The latter company took an especially intense stance, with both phone screens and all but one of its six in-person interviews mainly comprising technical drills, sandwiched between each pair of interviewers’ opening pleasantries and a closing “So, any questions for me?”. They also paid for round-trip travel to their New York office and a night at a nearby hotel, effectively taking up two days of my time, not counting the preliminary phone screens earlier in the month.
In both cases, I left the interviews feeling exhausted but successful, even elated. And in both cases, I was informed several days later that there would be no offer, with little explanation offered. When the first company’s recruiter wrote “I didn’t get specific feedback but I think it came down to technical depth”, I was surprised and confused. When the second company’s recruiter informed me “they didn’t think it was a good match” — and then ignored my request for a little more detail — I felt insulted and angry.

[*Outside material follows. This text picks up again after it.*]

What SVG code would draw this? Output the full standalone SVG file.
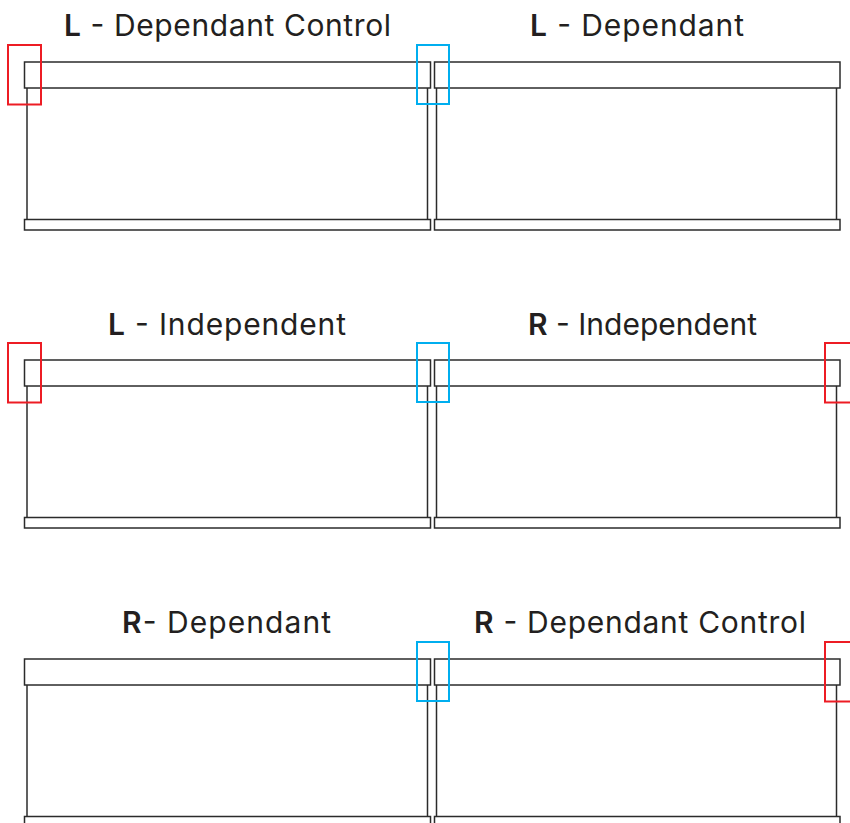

To be more accurate, after that second rejection, I initially panicked and despaired because this wasn’t going according to script at all. But this collapsed into a calm sulk in short order, and hardened from there into sureness that I had been wronged, and furthermore that I would be a damned fool to waste my time going through this process a third time, for anyone.

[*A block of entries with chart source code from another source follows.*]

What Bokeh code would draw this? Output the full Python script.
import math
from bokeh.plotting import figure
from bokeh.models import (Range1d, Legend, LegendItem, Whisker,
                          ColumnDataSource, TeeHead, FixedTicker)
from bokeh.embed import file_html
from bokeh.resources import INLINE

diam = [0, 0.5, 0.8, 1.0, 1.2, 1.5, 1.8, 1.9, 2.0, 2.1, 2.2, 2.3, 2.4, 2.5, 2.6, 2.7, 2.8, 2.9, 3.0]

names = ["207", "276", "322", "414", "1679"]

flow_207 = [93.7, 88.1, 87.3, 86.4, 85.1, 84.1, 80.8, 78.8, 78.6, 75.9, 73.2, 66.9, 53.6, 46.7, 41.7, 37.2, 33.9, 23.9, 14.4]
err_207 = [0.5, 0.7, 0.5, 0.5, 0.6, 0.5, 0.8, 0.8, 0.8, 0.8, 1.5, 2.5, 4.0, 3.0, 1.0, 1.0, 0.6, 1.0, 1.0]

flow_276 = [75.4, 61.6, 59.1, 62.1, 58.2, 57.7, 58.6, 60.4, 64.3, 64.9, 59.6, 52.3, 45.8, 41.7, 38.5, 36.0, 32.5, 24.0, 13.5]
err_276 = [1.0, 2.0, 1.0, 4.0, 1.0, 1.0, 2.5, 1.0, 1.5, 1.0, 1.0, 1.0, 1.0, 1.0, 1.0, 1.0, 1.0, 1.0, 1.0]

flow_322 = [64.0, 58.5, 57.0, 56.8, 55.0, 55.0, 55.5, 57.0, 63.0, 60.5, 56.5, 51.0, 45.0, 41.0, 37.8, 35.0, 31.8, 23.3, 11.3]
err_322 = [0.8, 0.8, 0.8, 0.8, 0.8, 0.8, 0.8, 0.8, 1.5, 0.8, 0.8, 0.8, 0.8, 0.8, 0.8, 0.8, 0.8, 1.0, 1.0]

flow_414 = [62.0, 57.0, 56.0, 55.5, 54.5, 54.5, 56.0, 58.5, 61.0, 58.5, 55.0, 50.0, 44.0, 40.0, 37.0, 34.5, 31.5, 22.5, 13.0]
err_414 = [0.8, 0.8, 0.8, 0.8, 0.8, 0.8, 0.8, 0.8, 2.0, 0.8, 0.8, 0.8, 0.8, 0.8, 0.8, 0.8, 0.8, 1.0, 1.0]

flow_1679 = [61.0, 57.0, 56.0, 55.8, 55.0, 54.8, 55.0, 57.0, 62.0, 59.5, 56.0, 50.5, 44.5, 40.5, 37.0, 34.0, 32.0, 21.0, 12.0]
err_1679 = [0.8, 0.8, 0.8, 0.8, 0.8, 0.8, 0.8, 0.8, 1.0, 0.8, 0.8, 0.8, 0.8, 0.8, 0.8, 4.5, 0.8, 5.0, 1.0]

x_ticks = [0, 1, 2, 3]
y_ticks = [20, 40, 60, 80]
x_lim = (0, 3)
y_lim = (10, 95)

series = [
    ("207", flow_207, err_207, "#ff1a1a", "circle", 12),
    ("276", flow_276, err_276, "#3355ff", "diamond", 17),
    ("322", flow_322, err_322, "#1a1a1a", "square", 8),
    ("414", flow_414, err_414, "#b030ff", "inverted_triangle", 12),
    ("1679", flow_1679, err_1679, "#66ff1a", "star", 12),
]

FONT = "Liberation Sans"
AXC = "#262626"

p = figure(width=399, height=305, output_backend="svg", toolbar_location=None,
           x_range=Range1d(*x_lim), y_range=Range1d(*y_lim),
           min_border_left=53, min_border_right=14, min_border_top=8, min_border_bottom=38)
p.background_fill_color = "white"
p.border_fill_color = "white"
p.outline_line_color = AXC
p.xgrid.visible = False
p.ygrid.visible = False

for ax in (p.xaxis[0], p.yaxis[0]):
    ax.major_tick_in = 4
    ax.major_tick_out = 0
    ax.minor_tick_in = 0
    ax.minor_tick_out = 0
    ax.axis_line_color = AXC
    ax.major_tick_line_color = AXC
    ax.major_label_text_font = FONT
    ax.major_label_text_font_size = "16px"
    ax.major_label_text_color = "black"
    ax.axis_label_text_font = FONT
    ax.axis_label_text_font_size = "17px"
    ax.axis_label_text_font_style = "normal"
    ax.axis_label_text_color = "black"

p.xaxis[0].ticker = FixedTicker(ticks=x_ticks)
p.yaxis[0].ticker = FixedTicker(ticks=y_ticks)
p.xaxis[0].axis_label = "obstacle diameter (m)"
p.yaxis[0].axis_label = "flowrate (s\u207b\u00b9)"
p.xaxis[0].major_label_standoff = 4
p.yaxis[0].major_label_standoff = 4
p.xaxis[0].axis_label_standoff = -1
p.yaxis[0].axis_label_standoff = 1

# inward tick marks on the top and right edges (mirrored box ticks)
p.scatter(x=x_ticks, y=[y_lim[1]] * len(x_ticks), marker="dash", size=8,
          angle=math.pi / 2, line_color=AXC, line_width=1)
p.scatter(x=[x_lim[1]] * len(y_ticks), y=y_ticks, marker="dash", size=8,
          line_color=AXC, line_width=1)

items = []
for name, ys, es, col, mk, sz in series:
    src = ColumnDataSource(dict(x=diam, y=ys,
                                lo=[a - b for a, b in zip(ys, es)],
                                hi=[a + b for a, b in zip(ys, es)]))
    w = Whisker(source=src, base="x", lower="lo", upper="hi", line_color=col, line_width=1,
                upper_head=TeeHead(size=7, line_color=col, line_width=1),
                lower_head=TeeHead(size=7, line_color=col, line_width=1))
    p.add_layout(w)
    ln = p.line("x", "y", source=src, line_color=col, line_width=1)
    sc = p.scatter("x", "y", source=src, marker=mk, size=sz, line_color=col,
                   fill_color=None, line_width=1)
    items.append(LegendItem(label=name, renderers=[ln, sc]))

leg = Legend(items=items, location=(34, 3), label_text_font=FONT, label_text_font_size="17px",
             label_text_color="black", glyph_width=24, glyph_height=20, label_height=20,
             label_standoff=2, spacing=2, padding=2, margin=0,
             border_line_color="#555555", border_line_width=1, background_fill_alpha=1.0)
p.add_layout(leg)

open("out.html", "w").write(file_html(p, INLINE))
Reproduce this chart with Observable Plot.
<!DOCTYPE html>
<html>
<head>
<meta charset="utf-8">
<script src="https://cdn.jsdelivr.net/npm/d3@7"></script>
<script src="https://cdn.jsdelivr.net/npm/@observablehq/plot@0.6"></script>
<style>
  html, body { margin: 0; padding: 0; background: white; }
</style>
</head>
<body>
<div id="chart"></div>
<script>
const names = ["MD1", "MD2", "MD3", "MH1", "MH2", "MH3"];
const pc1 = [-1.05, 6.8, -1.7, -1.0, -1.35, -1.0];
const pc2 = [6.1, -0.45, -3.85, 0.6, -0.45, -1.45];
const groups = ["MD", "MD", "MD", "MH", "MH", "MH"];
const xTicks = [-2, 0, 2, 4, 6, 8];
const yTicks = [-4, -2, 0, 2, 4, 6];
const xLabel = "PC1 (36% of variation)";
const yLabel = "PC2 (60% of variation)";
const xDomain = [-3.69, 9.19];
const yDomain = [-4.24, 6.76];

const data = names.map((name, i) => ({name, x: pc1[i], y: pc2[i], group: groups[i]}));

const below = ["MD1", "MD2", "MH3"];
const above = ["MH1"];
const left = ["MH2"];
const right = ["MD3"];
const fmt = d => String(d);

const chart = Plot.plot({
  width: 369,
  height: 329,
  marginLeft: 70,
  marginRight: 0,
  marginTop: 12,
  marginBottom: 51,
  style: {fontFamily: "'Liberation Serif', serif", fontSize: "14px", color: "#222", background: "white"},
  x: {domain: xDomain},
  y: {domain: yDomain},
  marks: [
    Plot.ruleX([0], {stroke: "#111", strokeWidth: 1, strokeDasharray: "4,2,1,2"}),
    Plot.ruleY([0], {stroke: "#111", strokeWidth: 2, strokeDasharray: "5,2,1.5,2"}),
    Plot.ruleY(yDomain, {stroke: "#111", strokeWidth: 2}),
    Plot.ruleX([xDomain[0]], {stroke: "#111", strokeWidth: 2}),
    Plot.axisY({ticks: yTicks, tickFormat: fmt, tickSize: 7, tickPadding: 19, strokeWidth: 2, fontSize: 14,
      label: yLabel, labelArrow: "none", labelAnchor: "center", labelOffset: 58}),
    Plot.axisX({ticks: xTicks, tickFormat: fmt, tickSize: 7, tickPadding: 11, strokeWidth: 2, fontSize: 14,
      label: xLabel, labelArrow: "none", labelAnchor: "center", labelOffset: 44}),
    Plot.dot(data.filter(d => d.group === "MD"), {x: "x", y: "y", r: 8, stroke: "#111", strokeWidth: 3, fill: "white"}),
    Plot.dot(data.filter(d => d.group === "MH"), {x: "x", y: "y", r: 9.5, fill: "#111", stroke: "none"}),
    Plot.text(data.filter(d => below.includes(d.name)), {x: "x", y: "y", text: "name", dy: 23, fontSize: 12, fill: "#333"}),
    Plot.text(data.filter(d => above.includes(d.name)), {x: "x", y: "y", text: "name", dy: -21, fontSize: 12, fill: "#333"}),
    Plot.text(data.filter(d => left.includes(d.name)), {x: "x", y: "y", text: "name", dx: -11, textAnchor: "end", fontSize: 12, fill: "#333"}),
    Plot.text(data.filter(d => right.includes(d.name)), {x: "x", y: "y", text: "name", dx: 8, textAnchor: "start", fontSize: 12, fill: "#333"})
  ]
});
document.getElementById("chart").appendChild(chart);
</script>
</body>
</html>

But that’s hardly a rational, justifiable position, by itself. I knew I wasn’t entitled to either job, of course. I could also expect that plenty of other qualified candidates competed for the same positions, and only one of us could win; gone are the days when an employer would shrug and just hire all the finalists anyway because, hey, we can always use more programmers, right? (The last time I had interviewed for a full-time position was post-9/11 but pre-Iraq War, and there was still a certain amount of dot-com goofiness in the air.)

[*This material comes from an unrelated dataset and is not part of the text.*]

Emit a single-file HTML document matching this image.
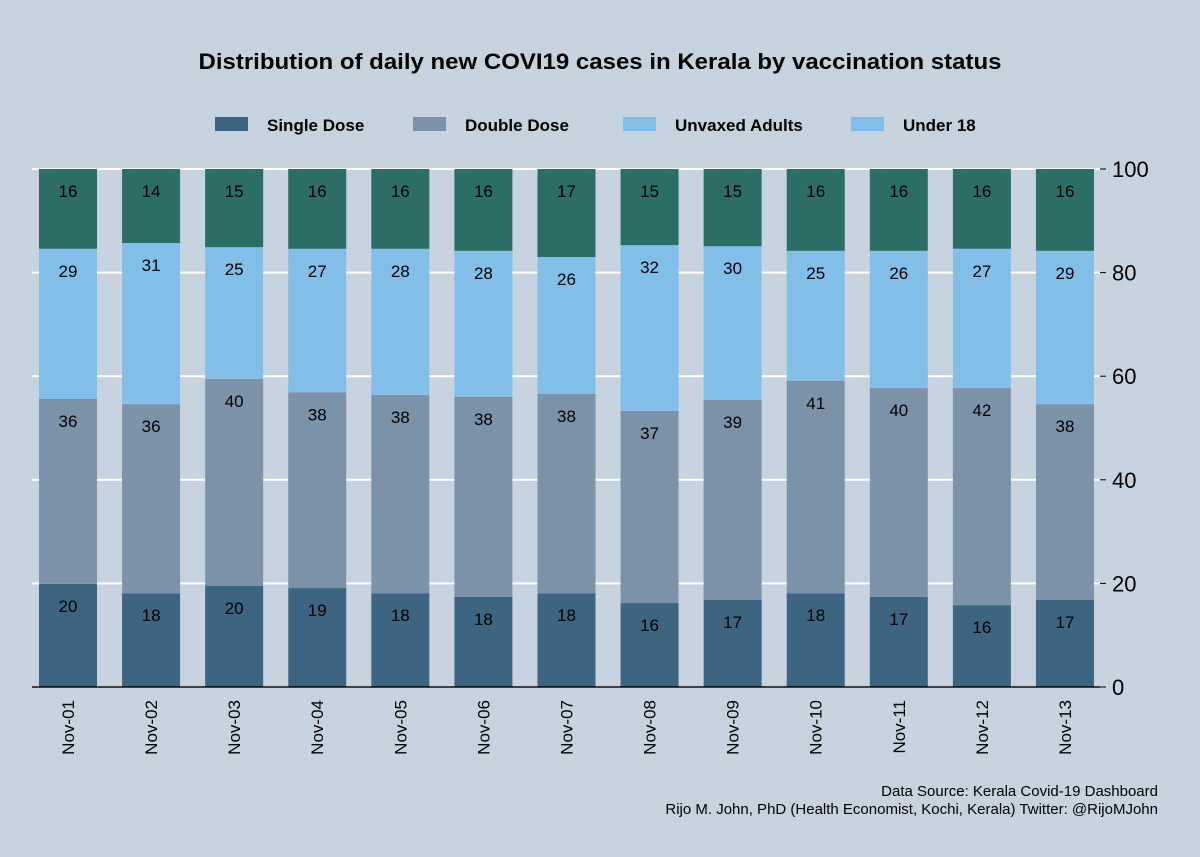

I must also confront the fact of who, exactly, plays the common-denominator role in these exchanges. Perhaps I am, in fact, not technically suited for a full-time web software engineering position! But before I can work up a good head of impostor-syndrome steam, I remember that web software’s how I’ve made my living for the last 15 years, and I have in fact been doing just fine for myself. So that doesn’t seem like the most correct stance, either.
On further reflection, I’ve come to realize that I see some core assumptions behind this entire high-intensity-drill style of interview that don’t sit well with me. Today, were I to interview with your company, and it took this tack with me, I would assume at least one of the following to be true:
You assume I do not value my time. Or, more succinctly: You do not value my time. You invite me to a distant city to “meet the team”, then stick me in a room behind the supply closet and march your own engineers in to spend hours grilling me about cache invalidation. Then you shoo me home only to say “Alas no” and ignore my further emails. Even applying Hanlon’s Razor to this behavior and attributing the worst of it to poor organization or bad internal communication, I am left with the picture of a company that puts little value on its own employees’ time (much less that of those seeking to become employees).
And why would I want to work there?
You have either no respect for, or no understanding of, the value of my past work. I link to my GitHub repository from my hire-me page (and indeed from the sidebar of this blog) for a reason. Part of that reason is because the O’Reilly books I co-authored back in the aughts seem a bit long in the tooth these days, and it felt proper to link to more contemporary work. But beyond that, I do have an unbroken fifteen-year-old trail of salaried engineering, personal software and writing projects, and independent client work stretching behind me. I prominently feature the most notable of these on my own website, to which I link repeatedly from my various CV materials.
I gather and display all this evidence to show that not only am I not new at this, but that I’ve achieved a certain level of proven mastery, with effects visible as both source code and working implementations. And here I am, offering to apply that mastery for the benefit of your company. I accept your invitation to visit your office and meet its people, impressed at the work you do; I look forward to good conversation with smart people, and anticipate the negotiation that may follow.
And you have your employees stop their jobs so that they can sit behind the supply closet with me and quiz me for hours on regular expressions and sorting algorithms. One engineer asks if I know how to use CPAN.
What am I to make of this?
You take me for both an ingeniously manipulative liar and a self-destructive fool. I have heard “hey, people lie on their resumes all the time” as a defense. Very well: let us say that your company does acknowledge my list of alleged past work, but feels the need to verify that I have the skills I profess, via hours of rigorous drilling. Maybe that sounds perfectly reasonable.
But I want to turn this on its head: in order for me to actually have lied about all the accomplishments I claim, I wouldn’t have merely needed to fib about past job responsibilities and prevaricate about client work I’ve performed. I’d also have had to arrange to have my name attached to several technical publications, both digitally and in-print, and similarly claim false authorship to a number of open-source codebases and online services, whose genuine creators remain silent and ungooglable. If these things don’t actually belong to me, then I have somehow manipulated their true authors into signing them all over to me.
And then — according to the narrative you’re implying, here — having accomplished all this, my big payout involves landing a job for which I am entirely unqualified, and from which I’ll surely get fired from in short order once my incompetence comes to light. So not only am I a master manipulator, but I am also deeply foolish, or at least have some sort of professional self-destructive impulse.
Does your company really believe that the possibility that I might suffer from such a bizarre (and specific) set of sociopathies makes it worth the time and effort of so many people to put me through the double-phone-screen-and-whiteboard dance? (Versus, say, calling up one or two of my claimed clientele and asking about me?)
Under most circumstances, I would find any one of these three assumptions, stated to my face, laughable. If on the other hand I had invested a lot of care and attention into communicating with you, and this is how you chose to respond, yes, then I would instead feel insulted.
Your company must hold at least one of these assumptions to be true, if it would conduct interviews the way it does. According to your interviews, either my time is worthless, or my work means nothing to you, or you feel it realistically possible that I represent a truly singular breed of charismatic but self-destructive DSM-IV psychopaths.
And that is why I would never work for your company.